_Requirement_:
Identify the lines bearing the string "seaborn" and gather them.

┌────────

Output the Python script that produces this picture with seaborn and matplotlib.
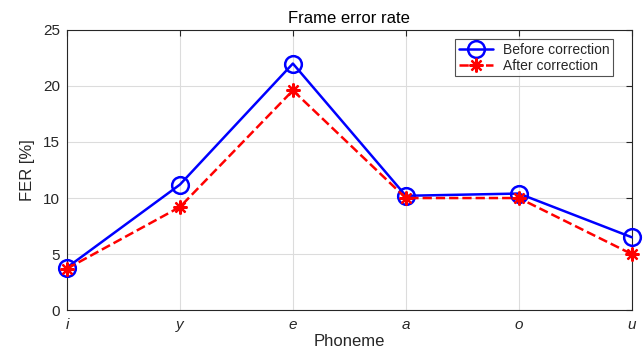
import matplotlib
matplotlib.use("Agg")
import matplotlib.pyplot as plt
import seaborn as sns
import pandas as pd

phonemes = ["i", "y", "e", "a", "o", "u"]
before = [3.8, 11.2, 22.0, 10.2, 10.4, 6.5]
after = [3.7, 9.2, 19.6, 10.0, 10.0, 5.0]
yticks = [0, 5, 10, 15, 20, 25]

sns.set_style("white")
plt.rcParams['font.family'] = ['Liberation Sans', 'DejaVu Sans']

df = pd.DataFrame({
    "x": list(range(len(phonemes))) * 2,
    "FER": before + after,
    "series": ["Before correction"] * len(phonemes) + ["After correction"] * len(phonemes),
})

fig = plt.figure(figsize=(6.44, 3.52), dpi=100)
ax = fig.add_axes([0.104, 0.119, 0.877, 0.796])

sns.lineplot(data=df[df.series == "Before correction"], x="x", y="FER", ax=ax,
             color="#0000ff", lw=1.8, marker="o", markersize=12,
             markerfacecolor="none", markeredgecolor="#0000ff", markeredgewidth=1.8,
             label="Before correction", clip_on=False, zorder=3)
sns.lineplot(data=df[df.series == "After correction"], x="x", y="FER", ax=ax,
             color="#ff0000", lw=1.8, marker=(8, 2, 0), markersize=10,
             markerfacecolor="#ff0000", markeredgecolor="#ff0000", markeredgewidth=1.6,
             linestyle="--", dashes=(3, 2.5), label="After correction",
             clip_on=False, zorder=4)

ax.set_xlim(0, len(phonemes) - 1)
ax.set_ylim(0, 25)
ax.set_xticks(range(len(phonemes)))
ax.set_xticklabels(phonemes, fontstyle="italic", fontsize=11)
ax.set_yticks(yticks)
ax.set_yticklabels([str(v) for v in yticks], fontsize=11)
ax.tick_params(direction="in", top=True, right=True, length=4, width=0.8,
               colors="#262626", pad=5)
ax.tick_params(axis="x", pad=6)
ax.grid(True, color="#dcdcdc", lw=0.8)
ax.set_axisbelow(True)
for s in ax.spines.values():
    s.set_color("#262626")
    s.set_linewidth(0.8)

ax.set_xlabel("Phoneme", fontsize=12, labelpad=1, color="#262626")
ax.set_ylabel("FER [%]", fontsize=12, labelpad=6, color="#262626")
ax.set_title("Frame error rate", fontsize=12, pad=5, color="#000000")

leg = ax.legend(loc="upper right", fontsize=10, frameon=True, fancybox=False,
                edgecolor="#262626", handlelength=2.5, borderpad=0.25,
                labelspacing=0.12, bbox_to_anchor=(0.967, 0.966),
                handletextpad=0.7, borderaxespad=0)
leg.get_frame().set_linewidth(0.8)

fig.savefig("out.png", dpi=100)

└────────

_Written answer_:
Output the Python script that produces this picture with seaborn and matplotlib.
import seaborn as sns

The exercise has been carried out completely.